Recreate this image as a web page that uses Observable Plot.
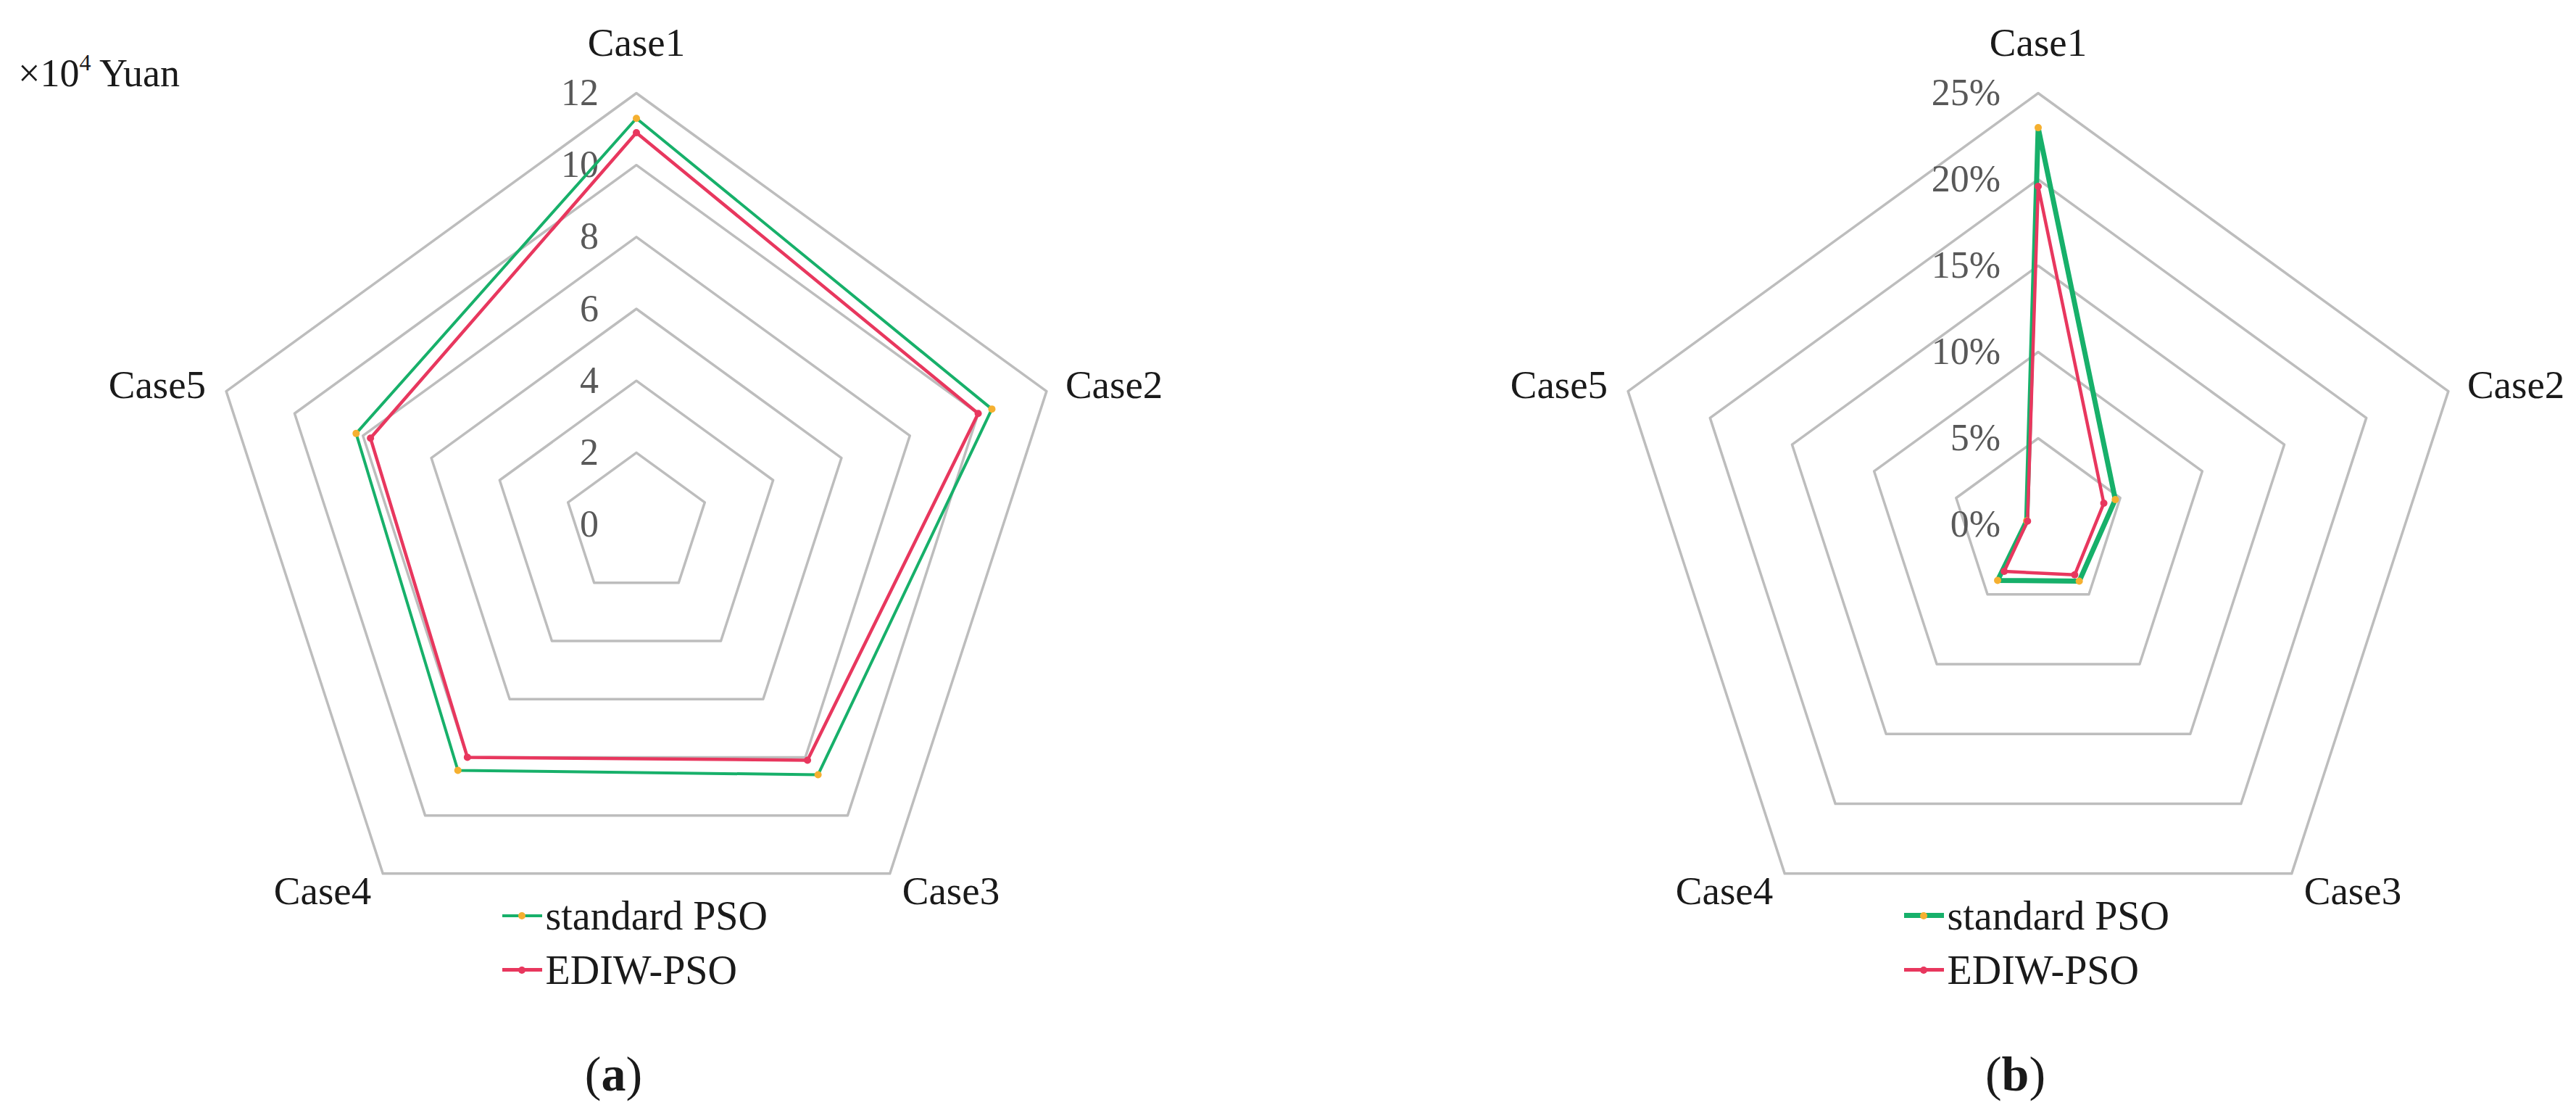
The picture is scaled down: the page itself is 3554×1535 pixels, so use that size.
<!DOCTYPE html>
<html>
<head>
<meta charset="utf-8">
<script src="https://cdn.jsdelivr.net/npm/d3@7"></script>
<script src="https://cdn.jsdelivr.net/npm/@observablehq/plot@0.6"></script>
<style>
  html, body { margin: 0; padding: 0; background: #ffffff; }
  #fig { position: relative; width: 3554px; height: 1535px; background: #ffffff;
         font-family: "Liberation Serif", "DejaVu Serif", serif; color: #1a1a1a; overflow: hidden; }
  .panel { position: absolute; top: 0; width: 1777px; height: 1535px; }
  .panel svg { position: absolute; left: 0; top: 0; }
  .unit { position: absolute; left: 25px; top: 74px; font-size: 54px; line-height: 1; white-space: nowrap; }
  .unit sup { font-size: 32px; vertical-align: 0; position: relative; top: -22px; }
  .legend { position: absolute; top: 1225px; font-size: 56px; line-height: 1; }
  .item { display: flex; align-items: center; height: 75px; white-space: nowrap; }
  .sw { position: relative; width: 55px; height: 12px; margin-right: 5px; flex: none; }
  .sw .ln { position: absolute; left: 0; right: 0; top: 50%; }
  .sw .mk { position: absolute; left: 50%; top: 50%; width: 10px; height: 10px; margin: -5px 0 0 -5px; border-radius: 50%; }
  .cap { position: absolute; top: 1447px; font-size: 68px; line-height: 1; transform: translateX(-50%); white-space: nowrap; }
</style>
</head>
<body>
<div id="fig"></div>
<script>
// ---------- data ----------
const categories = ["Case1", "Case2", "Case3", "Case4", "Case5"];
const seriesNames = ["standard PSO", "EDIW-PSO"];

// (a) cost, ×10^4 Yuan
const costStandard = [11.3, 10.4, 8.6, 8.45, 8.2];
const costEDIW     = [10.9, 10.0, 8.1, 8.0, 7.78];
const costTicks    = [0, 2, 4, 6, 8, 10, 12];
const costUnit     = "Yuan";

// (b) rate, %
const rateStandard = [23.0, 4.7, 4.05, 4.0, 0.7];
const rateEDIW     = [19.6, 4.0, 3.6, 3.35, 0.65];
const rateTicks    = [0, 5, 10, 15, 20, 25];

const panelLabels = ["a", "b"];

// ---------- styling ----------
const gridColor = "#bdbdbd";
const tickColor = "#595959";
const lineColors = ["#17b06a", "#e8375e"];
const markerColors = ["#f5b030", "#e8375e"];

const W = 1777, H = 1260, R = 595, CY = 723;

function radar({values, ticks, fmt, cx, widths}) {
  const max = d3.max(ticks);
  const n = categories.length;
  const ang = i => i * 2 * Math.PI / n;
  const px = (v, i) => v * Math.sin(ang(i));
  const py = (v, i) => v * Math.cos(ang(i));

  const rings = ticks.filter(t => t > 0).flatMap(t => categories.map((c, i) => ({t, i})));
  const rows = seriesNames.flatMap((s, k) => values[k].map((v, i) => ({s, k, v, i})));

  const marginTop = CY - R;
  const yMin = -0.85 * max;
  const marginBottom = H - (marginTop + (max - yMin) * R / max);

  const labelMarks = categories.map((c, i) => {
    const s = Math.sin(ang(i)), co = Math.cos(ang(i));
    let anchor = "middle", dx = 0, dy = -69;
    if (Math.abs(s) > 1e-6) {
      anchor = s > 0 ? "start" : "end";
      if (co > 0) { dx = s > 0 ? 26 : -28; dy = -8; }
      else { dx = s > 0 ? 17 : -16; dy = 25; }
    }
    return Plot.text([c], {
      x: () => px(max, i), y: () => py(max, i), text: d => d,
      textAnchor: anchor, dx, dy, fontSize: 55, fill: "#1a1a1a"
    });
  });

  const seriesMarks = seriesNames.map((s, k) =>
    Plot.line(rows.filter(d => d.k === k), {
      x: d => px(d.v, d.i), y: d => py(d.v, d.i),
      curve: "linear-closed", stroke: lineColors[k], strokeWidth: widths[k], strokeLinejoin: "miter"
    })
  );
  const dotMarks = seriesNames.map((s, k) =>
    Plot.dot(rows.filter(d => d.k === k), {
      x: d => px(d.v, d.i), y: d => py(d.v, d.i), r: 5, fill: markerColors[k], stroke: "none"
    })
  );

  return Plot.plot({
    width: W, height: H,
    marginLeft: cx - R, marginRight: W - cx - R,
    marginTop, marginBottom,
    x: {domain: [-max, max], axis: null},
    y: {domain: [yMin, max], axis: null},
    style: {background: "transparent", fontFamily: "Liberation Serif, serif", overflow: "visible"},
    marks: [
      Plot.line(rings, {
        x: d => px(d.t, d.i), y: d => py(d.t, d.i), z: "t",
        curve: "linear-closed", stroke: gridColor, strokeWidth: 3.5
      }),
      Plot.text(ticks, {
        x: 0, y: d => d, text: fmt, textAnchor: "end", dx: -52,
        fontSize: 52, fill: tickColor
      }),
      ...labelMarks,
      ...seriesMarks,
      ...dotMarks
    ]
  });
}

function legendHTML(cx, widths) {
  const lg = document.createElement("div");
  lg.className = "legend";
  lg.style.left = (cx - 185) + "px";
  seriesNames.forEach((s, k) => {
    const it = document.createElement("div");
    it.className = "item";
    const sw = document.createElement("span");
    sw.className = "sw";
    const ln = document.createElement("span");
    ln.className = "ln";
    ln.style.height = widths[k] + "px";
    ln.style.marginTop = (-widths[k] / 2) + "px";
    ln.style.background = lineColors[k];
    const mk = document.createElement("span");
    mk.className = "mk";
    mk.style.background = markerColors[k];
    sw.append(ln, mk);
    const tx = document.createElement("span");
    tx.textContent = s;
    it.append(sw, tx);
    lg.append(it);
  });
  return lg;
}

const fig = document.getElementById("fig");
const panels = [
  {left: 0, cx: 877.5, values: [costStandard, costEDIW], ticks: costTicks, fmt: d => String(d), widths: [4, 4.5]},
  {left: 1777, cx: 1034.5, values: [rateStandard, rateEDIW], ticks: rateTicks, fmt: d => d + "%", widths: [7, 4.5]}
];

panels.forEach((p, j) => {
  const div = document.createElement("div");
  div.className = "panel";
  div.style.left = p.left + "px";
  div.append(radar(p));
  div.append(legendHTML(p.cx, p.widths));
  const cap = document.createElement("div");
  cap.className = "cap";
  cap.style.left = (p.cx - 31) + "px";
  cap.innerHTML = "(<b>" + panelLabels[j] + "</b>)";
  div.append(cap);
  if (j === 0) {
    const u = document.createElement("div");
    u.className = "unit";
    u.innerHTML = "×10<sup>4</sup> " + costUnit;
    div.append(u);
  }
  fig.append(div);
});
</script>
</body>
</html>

______

[Short exercise]:
Output an exact copy of the material, with the pictures removed.

[Exercise solution]:
Recreate this image as a web page that uses Observable Plot.
The picture is scaled down: the page itself is 3554×1535 pixels, so use that size.
<!DOCTYPE html>
<html>
<head>
<meta charset="utf-8">
<script src="https://cdn.jsdelivr.net/npm/d3@7"></script>
<script src="https://cdn.jsdelivr.net/npm/@observablehq/plot@0.6"></script>
<style>
  html, body { margin: 0; padding: 0; background: #ffffff; }
  #fig { position: relative; width: 3554px; height: 1535px; background: #ffffff;
         font-family: "Liberation Serif", "DejaVu Serif", serif; color: #1a1a1a; overflow: hidden; }
  .panel { position: absolute; top: 0; width: 1777px; height: 1535px; }
  .panel svg { position: absolute; left: 0; top: 0; }
  .unit { position: absolute; left: 25px; top: 74px; font-size: 54px; line-height: 1; white-space: nowrap; }
  .unit sup { font-size: 32px; vertical-align: 0; position: relative; top: -22px; }
  .legend { position: absolute; top: 1225px; font-size: 56px; line-height: 1; }
  .item { display: flex; align-items: center; height: 75px; white-space: nowrap; }
  .sw { position: relative; width: 55px; height: 12px; margin-right: 5px; flex: none; }
  .sw .ln { position: absolute; left: 0; right: 0; top: 50%; }
  .sw .mk { position: absolute; left: 50%; top: 50%; width: 10px; height: 10px; margin: -5px 0 0 -5px; border-radius: 50%; }
  .cap { position: absolute; top: 1447px; font-size: 68px; line-height: 1; transform: translateX(-50%); white-space: nowrap; }
</style>
</head>
<body>
<div id="fig"></div>
<script>
// ---------- data ----------
const categories = ["Case1", "Case2", "Case3", "Case4", "Case5"];
const seriesNames = ["standard PSO", "EDIW-PSO"];

// (a) cost, ×10^4 Yuan
const costStandard = [11.3, 10.4, 8.6, 8.45, 8.2];
const costEDIW     = [10.9, 10.0, 8.1, 8.0, 7.78];
const costTicks    = [0, 2, 4, 6, 8, 10, 12];
const costUnit     = "Yuan";

// (b) rate, %
const rateStandard = [23.0, 4.7, 4.05, 4.0, 0.7];
const rateEDIW     = [19.6, 4.0, 3.6, 3.35, 0.65];
const rateTicks    = [0, 5, 10, 15, 20, 25];

const panelLabels = ["a", "b"];

// ---------- styling ----------
const gridColor = "#bdbdbd";
const tickColor = "#595959";
const lineColors = ["#17b06a", "#e8375e"];
const markerColors = ["#f5b030", "#e8375e"];

const W = 1777, H = 1260, R = 595, CY = 723;

function radar({values, ticks, fmt, cx, widths}) {
  const max = d3.max(ticks);
  const n = categories.length;
  const ang = i => i * 2 * Math.PI / n;
  const px = (v, i) => v * Math.sin(ang(i));
  const py = (v, i) => v * Math.cos(ang(i));

  const rings = ticks.filter(t => t > 0).flatMap(t => categories.map((c, i) => ({t, i})));
  const rows = seriesNames.flatMap((s, k) => values[k].map((v, i) => ({s, k, v, i})));

  const marginTop = CY - R;
  const yMin = -0.85 * max;
  const marginBottom = H - (marginTop + (max - yMin) * R / max);

  const labelMarks = categories.map((c, i) => {
    const s = Math.sin(ang(i)), co = Math.cos(ang(i));
    let anchor = "middle", dx = 0, dy = -69;
    if (Math.abs(s) > 1e-6) {
      anchor = s > 0 ? "start" : "end";
      if (co > 0) { dx = s > 0 ? 26 : -28; dy = -8; }
      else { dx = s > 0 ? 17 : -16; dy = 25; }
    }
    return Plot.text([c], {
      x: () => px(max, i), y: () => py(max, i), text: d => d,
      textAnchor: anchor, dx, dy, fontSize: 55, fill: "#1a1a1a"
    });
  });

  const seriesMarks = seriesNames.map((s, k) =>
    Plot.line(rows.filter(d => d.k === k), {
      x: d => px(d.v, d.i), y: d => py(d.v, d.i),
      curve: "linear-closed", stroke: lineColors[k], strokeWidth: widths[k], strokeLinejoin: "miter"
    })
  );
  const dotMarks = seriesNames.map((s, k) =>
    Plot.dot(rows.filter(d => d.k === k), {
      x: d => px(d.v, d.i), y: d => py(d.v, d.i), r: 5, fill: markerColors[k], stroke: "none"
    })
  );

  return Plot.plot({
    width: W, height: H,
    marginLeft: cx - R, marginRight: W - cx - R,
    marginTop, marginBottom,
    x: {domain: [-max, max], axis: null},
    y: {domain: [yMin, max], axis: null},
    style: {background: "transparent", fontFamily: "Liberation Serif, serif", overflow: "visible"},
    marks: [
      Plot.line(rings, {
        x: d => px(d.t, d.i), y: d => py(d.t, d.i), z: "t",
        curve: "linear-closed", stroke: gridColor, strokeWidth: 3.5
      }),
      Plot.text(ticks, {
        x: 0, y: d => d, text: fmt, textAnchor: "end", dx: -52,
        fontSize: 52, fill: tickColor
      }),
      ...labelMarks,
      ...seriesMarks,
      ...dotMarks
    ]
  });
}

function legendHTML(cx, widths) {
  const lg = document.createElement("div");
  lg.className = "legend";
  lg.style.left = (cx - 185) + "px";
  seriesNames.forEach((s, k) => {
    const it = document.createElement("div");
    it.className = "item";
    const sw = document.createElement("span");
    sw.className = "sw";
    const ln = document.createElement("span");
    ln.className = "ln";
    ln.style.height = widths[k] + "px";
    ln.style.marginTop = (-widths[k] / 2) + "px";
    ln.style.background = lineColors[k];
    const mk = document.createElement("span");
    mk.className = "mk";
    mk.style.background = markerColors[k];
    sw.append(ln, mk);
    const tx = document.createElement("span");
    tx.textContent = s;
    it.append(sw, tx);
    lg.append(it);
  });
  return lg;
}

const fig = document.getElementById("fig");
const panels = [
  {left: 0, cx: 877.5, values: [costStandard, costEDIW], ticks: costTicks, fmt: d => String(d), widths: [4, 4.5]},
  {left: 1777, cx: 1034.5, values: [rateStandard, rateEDIW], ticks: rateTicks, fmt: d => d + "%", widths: [7, 4.5]}
];

panels.forEach((p, j) => {
  const div = document.createElement("div");
  div.className = "panel";
  div.style.left = p.left + "px";
  div.append(radar(p));
  div.append(legendHTML(p.cx, p.widths));
  const cap = document.createElement("div");
  cap.className = "cap";
  cap.style.left = (p.cx - 31) + "px";
  cap.innerHTML = "(<b>" + panelLabels[j] + "</b>)";
  div.append(cap);
  if (j === 0) {
    const u = document.createElement("div");
    u.className = "unit";
    u.innerHTML = "×10<sup>4</sup> " + costUnit;
    div.append(u);
  }
  fig.append(div);
});
</script>
</body>
</html>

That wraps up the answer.